• _What to produce_
All pictures are to be skipped; retype only the lines from the top of the entries through the line with "import numpy as np", both included.

Figure scripts:
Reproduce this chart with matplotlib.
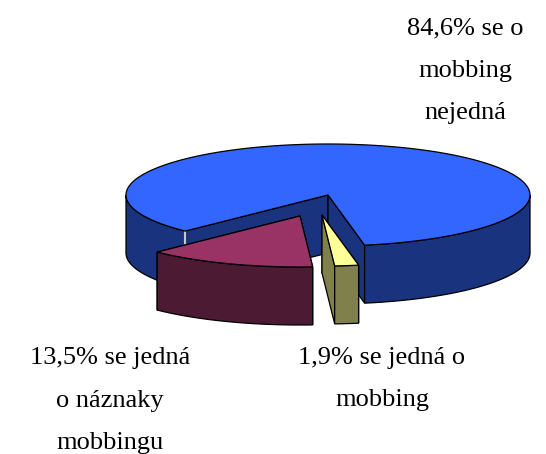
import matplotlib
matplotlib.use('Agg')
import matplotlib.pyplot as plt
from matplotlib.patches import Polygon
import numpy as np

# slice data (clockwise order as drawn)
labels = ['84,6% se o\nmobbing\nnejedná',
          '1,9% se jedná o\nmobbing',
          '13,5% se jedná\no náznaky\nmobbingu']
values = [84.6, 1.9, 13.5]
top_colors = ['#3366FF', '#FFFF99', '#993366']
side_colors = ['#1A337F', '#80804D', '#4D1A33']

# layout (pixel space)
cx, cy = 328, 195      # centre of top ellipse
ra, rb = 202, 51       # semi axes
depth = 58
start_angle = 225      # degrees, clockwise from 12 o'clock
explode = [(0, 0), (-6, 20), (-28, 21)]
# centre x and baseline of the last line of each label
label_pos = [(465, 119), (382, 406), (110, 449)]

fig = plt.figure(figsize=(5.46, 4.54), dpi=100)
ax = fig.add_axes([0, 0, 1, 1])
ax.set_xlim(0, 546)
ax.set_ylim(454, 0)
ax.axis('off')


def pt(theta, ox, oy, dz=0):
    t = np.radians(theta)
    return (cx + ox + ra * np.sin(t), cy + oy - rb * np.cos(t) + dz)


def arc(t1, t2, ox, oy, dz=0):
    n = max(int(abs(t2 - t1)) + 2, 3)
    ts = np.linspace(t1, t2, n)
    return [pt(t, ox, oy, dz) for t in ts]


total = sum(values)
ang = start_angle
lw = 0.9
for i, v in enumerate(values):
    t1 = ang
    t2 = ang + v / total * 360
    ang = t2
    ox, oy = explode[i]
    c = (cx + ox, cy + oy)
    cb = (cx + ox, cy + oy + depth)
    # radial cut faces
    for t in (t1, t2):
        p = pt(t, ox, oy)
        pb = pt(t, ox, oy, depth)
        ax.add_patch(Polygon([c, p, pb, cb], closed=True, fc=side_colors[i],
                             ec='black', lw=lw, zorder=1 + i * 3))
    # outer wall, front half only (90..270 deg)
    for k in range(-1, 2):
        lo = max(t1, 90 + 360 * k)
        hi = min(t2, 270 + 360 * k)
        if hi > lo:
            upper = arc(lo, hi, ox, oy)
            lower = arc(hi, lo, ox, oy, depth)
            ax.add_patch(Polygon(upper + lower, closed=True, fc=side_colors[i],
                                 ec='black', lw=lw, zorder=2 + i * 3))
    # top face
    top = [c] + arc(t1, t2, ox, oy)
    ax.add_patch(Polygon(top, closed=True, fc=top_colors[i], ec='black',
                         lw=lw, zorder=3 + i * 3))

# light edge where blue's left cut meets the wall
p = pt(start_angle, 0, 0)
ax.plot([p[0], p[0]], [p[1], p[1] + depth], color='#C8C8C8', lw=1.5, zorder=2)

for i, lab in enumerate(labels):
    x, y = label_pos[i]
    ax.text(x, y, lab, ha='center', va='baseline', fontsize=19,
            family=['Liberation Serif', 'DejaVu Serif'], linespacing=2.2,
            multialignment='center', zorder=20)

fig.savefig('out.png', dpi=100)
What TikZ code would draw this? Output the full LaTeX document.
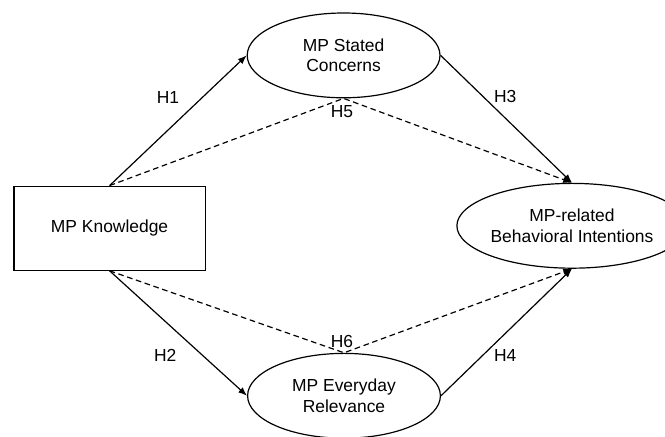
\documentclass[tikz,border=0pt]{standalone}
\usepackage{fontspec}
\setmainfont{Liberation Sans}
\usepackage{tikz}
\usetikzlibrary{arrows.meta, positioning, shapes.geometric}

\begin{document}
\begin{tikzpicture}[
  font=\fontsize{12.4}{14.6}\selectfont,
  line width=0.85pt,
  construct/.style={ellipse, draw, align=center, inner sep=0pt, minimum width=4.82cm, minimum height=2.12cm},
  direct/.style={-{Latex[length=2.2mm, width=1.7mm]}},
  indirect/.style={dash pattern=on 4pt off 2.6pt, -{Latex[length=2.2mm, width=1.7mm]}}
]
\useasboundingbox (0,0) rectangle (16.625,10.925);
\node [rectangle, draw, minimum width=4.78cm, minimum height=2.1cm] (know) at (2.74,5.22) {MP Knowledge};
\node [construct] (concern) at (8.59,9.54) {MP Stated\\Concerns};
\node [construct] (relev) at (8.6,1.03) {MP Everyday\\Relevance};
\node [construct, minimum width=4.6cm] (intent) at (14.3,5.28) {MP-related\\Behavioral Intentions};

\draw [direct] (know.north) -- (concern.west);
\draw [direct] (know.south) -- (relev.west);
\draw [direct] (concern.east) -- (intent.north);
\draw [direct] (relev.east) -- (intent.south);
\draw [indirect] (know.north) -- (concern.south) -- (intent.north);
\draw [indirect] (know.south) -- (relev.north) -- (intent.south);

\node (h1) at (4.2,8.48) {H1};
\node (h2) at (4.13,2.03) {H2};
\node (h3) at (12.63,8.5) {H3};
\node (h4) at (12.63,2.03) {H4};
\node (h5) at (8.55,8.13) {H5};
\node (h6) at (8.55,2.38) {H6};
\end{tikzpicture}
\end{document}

• _Written response_
Reproduce this chart with matplotlib.
import matplotlib
matplotlib.use('Agg')
import matplotlib.pyplot as plt
from matplotlib.patches import Polygon
import numpy as np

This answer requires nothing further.